As Mills noted, having just opened the latest bundle of clippings from her publisher, Sydney Morning Herald reviewer Megan Gressor summed up the attitude when she accused her of seeking a return to the days when partners "could assault one another with impunity".

Meanwhile, from the right, the attacks have been just as vicious. Here's what former Ohio domestic-violence prosecutor C. Douglas Kern wrote of Mills' book in the conservative National Review: "In lieu of punishment, Mills wants 'intimate abuse circles' from which crafty, manipulative abusers will learn a new lexicon of buzzwords and catchphrases with which to dazzle judges and probation officers at future sentencing hearings."

Brutal men, he adds, will feel "nothing but contempt toward covens of experts yammering about communication."

Mills has been vilified so much, so often, and from so many quarters that she insists it no longer affects her. "I figured that if I'm coming under fire from both left and right, I must be on to something."

She told the Weekend Herald: "As a feminist, I wholeheartedly believe we have gone about this the wrong way. Violence against women may be increasing - I doubt that it is, personally, it's just coming to our attention more often - but calling it a crime doesn't address the underlying issues."

What might do the trick, she argues, would be for the legal system to reserve prison cells only for "the incorrigible, the pure evil offenders and abusers" while sentencing the rest to encounter groups moderated by therapists. There, victims, relatives, friends and neighbours could confront abusers with the human faces and bruised psyches of their victims.

"That way, instead of greeting you with a scowl when released from jail, it could be a smile of thanks for caring enough to make the effort to take part in a process that made a real, genuine, restorative difference.

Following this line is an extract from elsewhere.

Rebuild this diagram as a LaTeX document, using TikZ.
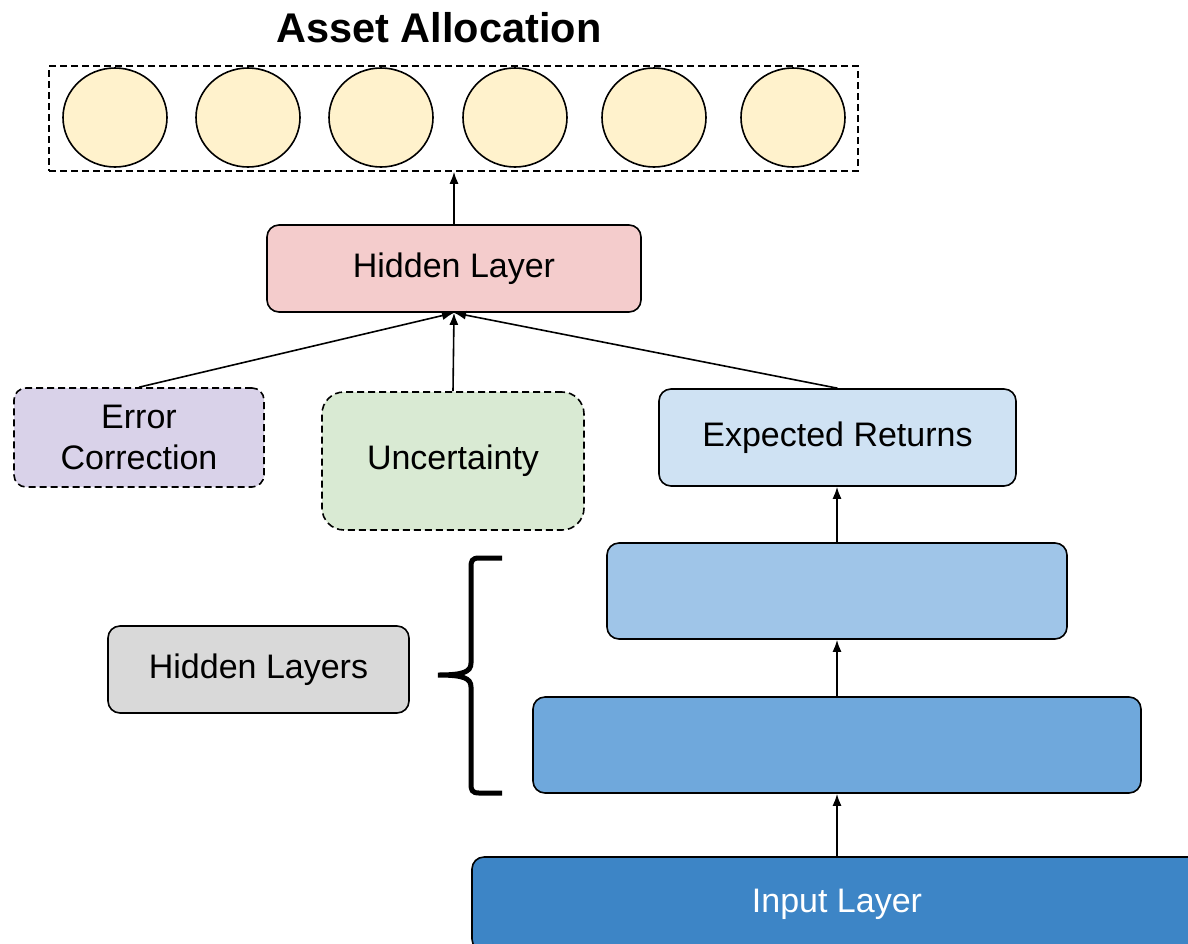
\documentclass[tikz,border=0pt]{standalone}
\usepackage{fontspec}
\setmainfont{Liberation Sans}
\usetikzlibrary{shapes.geometric,arrows.meta,calc}
\definecolor{cyel}{HTML}{FFF2CC}
\definecolor{cred}{HTML}{F4CCCC}
\definecolor{cpur}{HTML}{D9D2E9}
\definecolor{cgrn}{HTML}{D9EAD3}
\definecolor{cer}{HTML}{CFE2F3}
\definecolor{cbone}{HTML}{9FC5E8}
\definecolor{cbtwo}{HTML}{6FA8DC}
\definecolor{cbthree}{HTML}{3D85C6}
\definecolor{cgray}{HTML}{D9D9D9}
\begin{document}
\begin{tikzpicture}[x=1pt,y=-1pt,
  box/.style={draw=black, line width=1.6pt, rounded corners=12pt, inner sep=0pt, align=center, font=\fontsize{34}{41}\selectfont},
  dbox/.style={box, dash pattern=on 7pt off 4pt},
  circ/.style={ellipse, draw=black, line width=1.6pt, fill=cyel, minimum width=104pt, minimum height=99pt, inner sep=0pt},
  arr/.style={-{Latex[length=12pt,width=9pt]}, line width=1.6pt}]
\useasboundingbox (0,0) rectangle (1188,943);
\clip (0,0) rectangle (1188,943);
\fill[white] (0,0) rectangle (1188,943);

\node[font=\bfseries\fontsize{41.5}{48}\selectfont, inner sep=0pt] (title) at (439,28) {Asset Allocation};

\node[draw=black, line width=1.5pt, dash pattern=on 7pt off 4pt, minimum width=809pt, minimum height=105pt, inner sep=0pt] (grp) at (453.5,118.5) {};
\node[circ] (c1) at (115,117.5) {};
\node[circ] (c2) at (248,117.5) {};
\node[circ] (c3) at (381,117.5) {};
\node[circ] (c4) at (515,117.5) {};
\node[circ] (c5) at (654,117.5) {};
\node[circ] (c6) at (793,117.5) {};

\node[box, fill=cred, minimum width=374pt, minimum height=87pt] (hl) at (454,268.5) {Hidden Layer};
\node[dbox, fill=cpur, minimum width=250pt, minimum height=99pt] (ec) at (139,437.5) {Error\\Correction};
\node[dbox, fill=cgrn, minimum width=262pt, minimum height=138pt, rounded corners=22pt] (un) at (453,461) {Uncertainty};
\node[box, fill=cer, minimum width=357pt, minimum height=97pt] (er) at (837.5,437.5) {Expected Returns};
\node[box, fill=cbone, minimum width=460pt, minimum height=96pt] (h2) at (837,591) {};
\node[box, fill=cbtwo, minimum width=608pt, minimum height=96pt] (h1) at (837,745) {};
\node[box, fill=cbthree, minimum width=730pt, minimum height=94pt, text=white] (in) at (837,904) {Input Layer};
\node[box, fill=cgray, minimum width=301pt, minimum height=87pt] (hls) at (258.5,669.5) {Hidden Layers};

\draw[arr] (hl.north) -- (hl.north |- grp.south);
\draw[arr] (ec.north) -- (hl.south);
\draw[arr] (un.north) -- (hl.south);
\draw[arr] (er.north) -- (hl.south);
\draw[arr] (h2.north) -- (h2.north |- er.south);
\draw[arr] (h1.north) -- (h1.north |- h2.south);
\draw[arr] (in.north) -- (in.north |- h1.south);

\draw[line width=5pt] (502,558) -- (479,558) .. controls (472,558) and (471,561) .. (471,567) -- (471,663) .. controls (471,672) and (463,675) .. (438,675) .. controls (463,675) and (471,678) .. (471,687) -- (471,784) .. controls (471,790) and (472,793) .. (479,793) -- (502,793);
\end{tikzpicture}
\end{document}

"That has to be better than treating women as if they are simple children and taking away from them the prerogative of dropping charges. Jail or not, 50 per cent of women return to their abusers anyway, so trying to find another remedy isn't pie in the sky, it's being realistic."

As realistic as, say, life in that Oklahoma shack where Teri Lyn Carver's copper-jacketed slug cut short her husband's plans for an afternoon of booze and brawling?

Teri, just released from jail after authorities declined to press charges, doesn't seem as sure of her innocence as the prosecutors who set her free.

"I would never hurt him," she says. "He wanted to spoil me. I wouldn't leave him. I loved him."

It's a quote that raises another perspective on domestic abuse, one that neither advocates of string-the-bum-up justice nor Mills seem to have taken into account: what can you ever do with folks who are just so stupid that, when all is said and done, they deserve each other's misery?